UNITED NATIONS (Reuters) - Libya’s former rebels are holding some 7,000 detainees, many of them sub-Saharan Africans, without access to due legal process after the country’s civil war, U.N. chief Ban Ki-moon said in a new report.
Ban cited reports that some detainees had been tortured, that some people had been targeted because of their skin color, that women were held under male supervision without female guards and that children were being detained alongside adults.
The U.N. secretary-general also said there were “disturbing reports” that war crimes had been committed by both the rebels and former government forces in Sirte, where toppled leader Muammar Gaddafi was captured and killed on October 20.
Ban’s report, obtained by Reuters, was prepared for the U.N. Security Council ahead of a debate on Libya the 15-nation body will hold Monday, to be addressed by the U.N. special envoy for Libya, Ian Martin.
It was sent to the council as the International Criminal Court’s prosecutor said Wednesday he was happy for Libya to try Gaddafi’s captured son Saif al-Islam, despite concerns about Libya’s institutions after 42 years of dictatorship and the bloody eight-month civil war.
The U.N. chief’s report said most courts in Libya were currently “not fully operational” due to lack of security and absenteeism by judges and administrative staff.
Ban, Martin and other U.N. officials have called on Libyans to respect human rights and refrain from revenge.
But Ban said that “while political prisoners held by the Gaddafi regime have been released, an estimated 7,000 detainees are currently held in prisons and makeshift detention centers, most of which are under the control of revolutionary brigades.”
The prisoners had “no access to due process in the absence of a functioning police and judiciary,” he said.
‘MUCH TO BE DONE’
Sub-Saharan Africans accounted for “a large number” of the detainees, Ban said, while members of Libya’s Tawerga community had faced reprisals, including revenge killings, for their role in attacks by Gaddafi forces on the city of Misrata.
In Sirte, Gaddafi’s birthplace on the Mediterranean coast where he made his last stand, there were “disturbing reports that killings amounting to war crimes were committed by both sides.” Libya’s new authorities have announced an inquiry into Gaddafi’s death.
While Gaddafi employed some fighters from neighboring countries as mercenaries, other Africans worked in civilian jobs in the oil-rich North African country.
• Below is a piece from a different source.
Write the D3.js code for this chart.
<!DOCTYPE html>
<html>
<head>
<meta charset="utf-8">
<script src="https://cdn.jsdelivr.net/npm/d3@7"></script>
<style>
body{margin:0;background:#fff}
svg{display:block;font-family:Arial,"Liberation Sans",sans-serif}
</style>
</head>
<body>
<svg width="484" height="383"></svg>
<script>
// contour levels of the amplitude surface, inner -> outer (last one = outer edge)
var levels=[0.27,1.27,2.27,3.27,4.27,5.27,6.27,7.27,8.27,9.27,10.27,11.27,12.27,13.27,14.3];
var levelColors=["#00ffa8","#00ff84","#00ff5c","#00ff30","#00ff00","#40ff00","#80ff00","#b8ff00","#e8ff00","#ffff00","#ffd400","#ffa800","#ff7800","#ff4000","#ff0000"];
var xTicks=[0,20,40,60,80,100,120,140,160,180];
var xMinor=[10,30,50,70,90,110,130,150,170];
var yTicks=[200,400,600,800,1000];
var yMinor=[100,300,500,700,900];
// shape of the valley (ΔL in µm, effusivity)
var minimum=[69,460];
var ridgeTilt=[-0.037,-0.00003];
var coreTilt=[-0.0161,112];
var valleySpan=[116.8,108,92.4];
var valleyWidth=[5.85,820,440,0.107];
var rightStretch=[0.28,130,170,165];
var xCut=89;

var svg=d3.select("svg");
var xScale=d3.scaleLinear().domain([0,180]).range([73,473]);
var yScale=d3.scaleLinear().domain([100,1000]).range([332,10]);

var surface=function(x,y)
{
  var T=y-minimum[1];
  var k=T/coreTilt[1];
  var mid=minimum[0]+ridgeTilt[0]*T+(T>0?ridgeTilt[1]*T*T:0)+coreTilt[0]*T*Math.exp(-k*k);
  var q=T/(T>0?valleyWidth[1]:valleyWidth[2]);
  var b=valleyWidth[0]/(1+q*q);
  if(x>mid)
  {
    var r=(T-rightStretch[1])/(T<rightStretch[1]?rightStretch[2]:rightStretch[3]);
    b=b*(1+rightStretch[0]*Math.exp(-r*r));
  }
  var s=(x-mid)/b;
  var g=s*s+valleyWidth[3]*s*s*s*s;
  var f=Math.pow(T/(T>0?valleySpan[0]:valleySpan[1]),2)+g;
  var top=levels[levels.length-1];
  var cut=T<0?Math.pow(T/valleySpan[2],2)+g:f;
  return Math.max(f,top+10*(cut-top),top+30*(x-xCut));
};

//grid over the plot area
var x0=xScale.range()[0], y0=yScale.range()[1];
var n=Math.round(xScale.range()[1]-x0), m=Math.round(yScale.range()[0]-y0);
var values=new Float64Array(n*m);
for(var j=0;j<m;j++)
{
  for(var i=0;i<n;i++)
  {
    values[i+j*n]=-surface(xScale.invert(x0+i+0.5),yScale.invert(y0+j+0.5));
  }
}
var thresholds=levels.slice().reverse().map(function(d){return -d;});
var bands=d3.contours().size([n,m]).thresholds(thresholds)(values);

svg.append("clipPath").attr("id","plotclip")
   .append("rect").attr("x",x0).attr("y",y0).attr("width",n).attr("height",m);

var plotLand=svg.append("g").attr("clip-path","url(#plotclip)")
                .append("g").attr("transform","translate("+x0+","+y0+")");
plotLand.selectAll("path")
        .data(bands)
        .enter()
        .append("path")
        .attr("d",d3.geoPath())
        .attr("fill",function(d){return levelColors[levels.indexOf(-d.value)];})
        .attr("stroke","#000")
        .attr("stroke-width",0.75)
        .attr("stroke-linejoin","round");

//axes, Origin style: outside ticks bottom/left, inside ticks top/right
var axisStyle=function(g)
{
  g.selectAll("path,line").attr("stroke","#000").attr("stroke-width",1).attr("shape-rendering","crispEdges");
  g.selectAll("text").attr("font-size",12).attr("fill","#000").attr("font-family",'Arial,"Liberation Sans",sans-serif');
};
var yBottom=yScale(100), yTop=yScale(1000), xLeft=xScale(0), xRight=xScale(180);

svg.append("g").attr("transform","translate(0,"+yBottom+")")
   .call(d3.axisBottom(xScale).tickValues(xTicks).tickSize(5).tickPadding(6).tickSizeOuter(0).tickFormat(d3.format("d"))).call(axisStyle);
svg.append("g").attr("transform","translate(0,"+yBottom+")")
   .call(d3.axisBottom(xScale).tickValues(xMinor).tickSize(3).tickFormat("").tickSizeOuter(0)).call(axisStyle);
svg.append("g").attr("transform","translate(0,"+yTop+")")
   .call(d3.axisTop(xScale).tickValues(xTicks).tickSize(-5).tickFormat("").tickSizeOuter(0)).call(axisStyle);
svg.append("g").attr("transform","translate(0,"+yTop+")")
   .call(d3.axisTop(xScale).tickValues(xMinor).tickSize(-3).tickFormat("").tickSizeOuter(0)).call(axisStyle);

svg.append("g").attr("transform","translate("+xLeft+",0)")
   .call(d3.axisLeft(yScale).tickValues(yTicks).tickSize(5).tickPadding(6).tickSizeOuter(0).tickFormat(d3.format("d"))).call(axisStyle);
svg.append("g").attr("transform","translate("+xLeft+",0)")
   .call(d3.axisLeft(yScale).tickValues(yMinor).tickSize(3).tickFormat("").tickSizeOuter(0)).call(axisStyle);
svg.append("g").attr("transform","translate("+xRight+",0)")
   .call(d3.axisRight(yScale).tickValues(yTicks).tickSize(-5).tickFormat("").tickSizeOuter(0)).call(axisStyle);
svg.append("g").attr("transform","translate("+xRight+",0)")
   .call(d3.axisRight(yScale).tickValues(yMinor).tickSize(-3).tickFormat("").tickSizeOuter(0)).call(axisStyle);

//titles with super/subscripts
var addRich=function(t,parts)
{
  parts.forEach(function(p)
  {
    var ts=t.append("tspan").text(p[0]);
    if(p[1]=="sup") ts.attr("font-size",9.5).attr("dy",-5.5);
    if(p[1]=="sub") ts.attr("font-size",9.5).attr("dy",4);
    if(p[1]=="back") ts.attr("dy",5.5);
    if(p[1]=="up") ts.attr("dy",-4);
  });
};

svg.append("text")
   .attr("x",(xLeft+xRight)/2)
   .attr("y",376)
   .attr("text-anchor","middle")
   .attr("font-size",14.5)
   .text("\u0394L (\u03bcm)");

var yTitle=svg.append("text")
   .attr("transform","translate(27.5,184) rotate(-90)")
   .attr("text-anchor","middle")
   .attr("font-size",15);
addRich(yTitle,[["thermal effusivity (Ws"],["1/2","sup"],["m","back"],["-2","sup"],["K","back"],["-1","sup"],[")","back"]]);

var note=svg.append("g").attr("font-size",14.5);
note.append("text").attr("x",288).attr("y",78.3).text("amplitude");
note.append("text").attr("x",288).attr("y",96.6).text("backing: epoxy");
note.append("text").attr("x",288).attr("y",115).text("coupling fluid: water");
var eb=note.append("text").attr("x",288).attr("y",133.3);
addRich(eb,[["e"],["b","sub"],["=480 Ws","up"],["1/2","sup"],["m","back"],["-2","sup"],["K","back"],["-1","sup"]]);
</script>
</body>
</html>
Human rights groups have charged that some rebels made no distinction between the two.
“Some detainees have reportedly been subjected to torture and ill treatment,” Ban said.
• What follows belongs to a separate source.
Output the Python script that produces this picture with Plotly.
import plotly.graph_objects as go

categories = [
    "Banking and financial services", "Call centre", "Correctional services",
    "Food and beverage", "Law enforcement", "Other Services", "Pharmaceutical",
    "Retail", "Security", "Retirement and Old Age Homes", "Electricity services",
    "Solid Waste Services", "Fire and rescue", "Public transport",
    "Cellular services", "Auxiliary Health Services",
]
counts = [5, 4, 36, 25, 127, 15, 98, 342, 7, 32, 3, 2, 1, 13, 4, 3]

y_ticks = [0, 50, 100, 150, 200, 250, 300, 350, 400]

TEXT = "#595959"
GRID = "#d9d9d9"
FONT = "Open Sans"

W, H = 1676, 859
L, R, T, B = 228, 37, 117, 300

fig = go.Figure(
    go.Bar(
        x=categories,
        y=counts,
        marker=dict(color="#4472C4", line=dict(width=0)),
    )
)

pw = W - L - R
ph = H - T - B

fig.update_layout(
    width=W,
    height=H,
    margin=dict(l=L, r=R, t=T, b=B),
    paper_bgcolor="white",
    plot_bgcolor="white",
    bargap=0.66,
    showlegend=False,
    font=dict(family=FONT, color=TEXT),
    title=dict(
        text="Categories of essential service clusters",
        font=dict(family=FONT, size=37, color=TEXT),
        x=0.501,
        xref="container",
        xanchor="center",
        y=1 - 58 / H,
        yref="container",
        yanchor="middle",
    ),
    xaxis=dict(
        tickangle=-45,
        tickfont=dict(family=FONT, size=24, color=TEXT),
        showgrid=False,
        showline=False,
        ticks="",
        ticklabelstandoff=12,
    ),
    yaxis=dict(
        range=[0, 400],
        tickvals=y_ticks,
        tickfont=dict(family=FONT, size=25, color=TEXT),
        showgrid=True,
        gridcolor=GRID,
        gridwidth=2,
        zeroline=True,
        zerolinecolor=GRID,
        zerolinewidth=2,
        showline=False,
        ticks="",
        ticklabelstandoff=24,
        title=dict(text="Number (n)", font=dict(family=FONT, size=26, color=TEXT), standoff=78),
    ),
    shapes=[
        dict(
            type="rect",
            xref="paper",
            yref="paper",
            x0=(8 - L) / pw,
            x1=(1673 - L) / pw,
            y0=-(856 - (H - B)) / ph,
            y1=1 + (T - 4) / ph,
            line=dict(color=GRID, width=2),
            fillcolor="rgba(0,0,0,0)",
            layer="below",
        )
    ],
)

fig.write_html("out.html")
While the ruling National Transitional Council had made some moves to transfer detainees to state control, “much remains to be done to regularize detention, prevent abuse and bring about the release of those whose detention should not be prolonged,” he said.
Libya’s acting justice minister had handed the U.N. mission in Libya a draft law on transitional justice, based on pinning down the truth behind human rights violations, reconciling Libyans, trying war criminals, and compensating victims.
The mission, known as UNSMIL, had offered to provide detailed comments on the draft and recommended that civil society be consulted over it, Ban said.